Les trois auteurs les plus connus qui restaurèrent le canon eucharistique du rite des Gaules sont : le Père Pierre Le Brun (en 1777), le Père Vladimir Guettée (en 1874) et Monseigneur Louis Duchesne (en 1925)[14]. Nous avons choisi parmi tant d’autres ces liturgistes éminents, à la manière des trois témoins réclamés par le Deutéronome : « Un fait ne pourra s’établir que sur la déposition de deux ou de trois témoins »[15]. Ils reflètent trois siècles, XVIIIe, XIXe et XXe. Dom Cabrol écrivait que « le Père Le Brun ne fut jamais dépassé ». En dehors de ses qualités de liturgiste, il eut la grâce d’être le défenseur ardent de l’épiclèse se rangeant ainsi dans la lignée des orthodoxes en Occident. Le Père Vladimir Guettée va plus loin que Le Brun et se convertit à l’Orthodoxie, il devient un des précurseurs de la renaissance de l’Église orthodoxe de France. Bolotoff[16], le plus grand historien de l’Église (XIXe) définissait la science orthodoxe par « la loyauté historique » ; Monseigneur Duchesne remplit pleinement cette exigence, imbattable dans la vertu de loyauté sur le plan de l’histoire.

Pour le Père Le Brun, il y a six monuments de la liturgie gallicane : quatre missels (missale gothicum ou gothicum gallicanum, missale francorum, missale gallicanum vetus, missel de Bobbio qu’il appelle : Sacramentorum gallicanum), un Lectionnaire (le Lectionnaire de Luxeu, voir Luxeuil) et l’exposé de saint Germain. À l’exception, bien entendu, du Lectionnaire, tous ces cinq documents lui servent pour restaurer le canon eucharistique et, en plus, il fait appel au célèbre Concile de Vaison et à saint Grégoire de Tours.

Le Père Guettée se base sur trois documente : le Missale Gothicum-Gallicanum, la « Liturgie mozarabique » et le « Vieux missel gallican » (Missale Gallicanum Vetus).

Monseigneur Duchesne classe le Missale francorum parmi les sources de la liturgie romaine et il a raison en ce qui concerne le canon eucharistique. Il assied sa restauration de la liturgie gallicane sur neuf documents : Missale gothicum, Missale gallicanum Vetus, la messe de Mone (cette dernière était ignorée du Père Le Brun pour la bonne raison que Mone la mit au jour et la publia en 1850), le Lectionnaire de Luxeuil, les Lettres de saint Germain, les livres bretons et irlandais (surtout le missel de Stove et différents fragments), le missel de Bobbio (de peu de valeur pour le canon eucharistique), les livres ambrosiens et les livres mozarabes. Pour le canon eucharistique, en particulier, il se réfère à saint Germain, la liturgie mozarabe (Liber ordini), saint Grégoire de Tours, Missale gothicum, missel ambrosien, saint Isidore et fait un emprunt au Sacramentaire Biasca[17].

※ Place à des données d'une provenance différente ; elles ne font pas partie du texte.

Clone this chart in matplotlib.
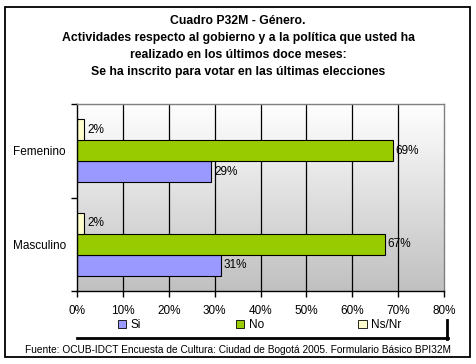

Il est intéressant de noter que le Père Le Brun se contente des sources gallicanes, que le Père Guettée ajoute les sources mozarabes et que Monseigneur Duchesne exploitant les traditions jumelles de Gaule, d’Espagne et de Bretagne, introduit en plus les documents ambrosiens comme faisant partie du patrimoine commun.

Le Brun, dans son analyse, n’a pas encore vu l’interpénétration des trois rites, gallican, mozarabe et celtique. Guettée savait déjà que ces trois rites frères présentent trois variantes de la même tradition : il tient compte de ce qu’Autun est en relation intime avec Tolède, de ce que l’évêque de Troyes visite la Bretagne, et de ce que les moines bretons descendent en Provence. Cette prise de conscience de l’unité de base des trois rites est une acquisition précieuse pour la science liturgique, mais elle recèle un danger, celui de trop estomper les différences et le Père Guettée tombe dans ce piège.

L’originalité de Duchesne est d’avoir donné la place dans ses travaux sur le rite gallican à l’influence milanaise. Dans sa thèse magistrale qu’il aurait été intéressant de citer in extenso[18], il établit que Milan, ville royale, fut pour l’Occident et particulièrement pour la France, la Bretagne et l’Espagne, le centre, la métropole morale. Les conflits canoniques et liturgiques sont réglés non à Rome mais à Milan. Certes, à cette époque, aucune capitale n’imposait son rite aux provinces mais l’échange était inévitable.

Ces trois auteurs ont-ils exploité tout le matériel ? Non. Ils se sont limités aux documents majeurs et n’ont pas poussé l’analyse jusqu’à la multitude des textes mobiles, ne scrutant ni les œuvres d’Alcuin, ni les prières de Cassandre ce curieux auteur de la Renaissance, ni les secrètes romaines ou les prières de la préparation à la messe parmi lesquelles sont camouflées des épiclèses et des post-épiclèses, ni les vestiges des oraisons gallicanes dans le missel romain, ni les formules gallicanes persistant dans les rites de France des siècles postérieurs, etc...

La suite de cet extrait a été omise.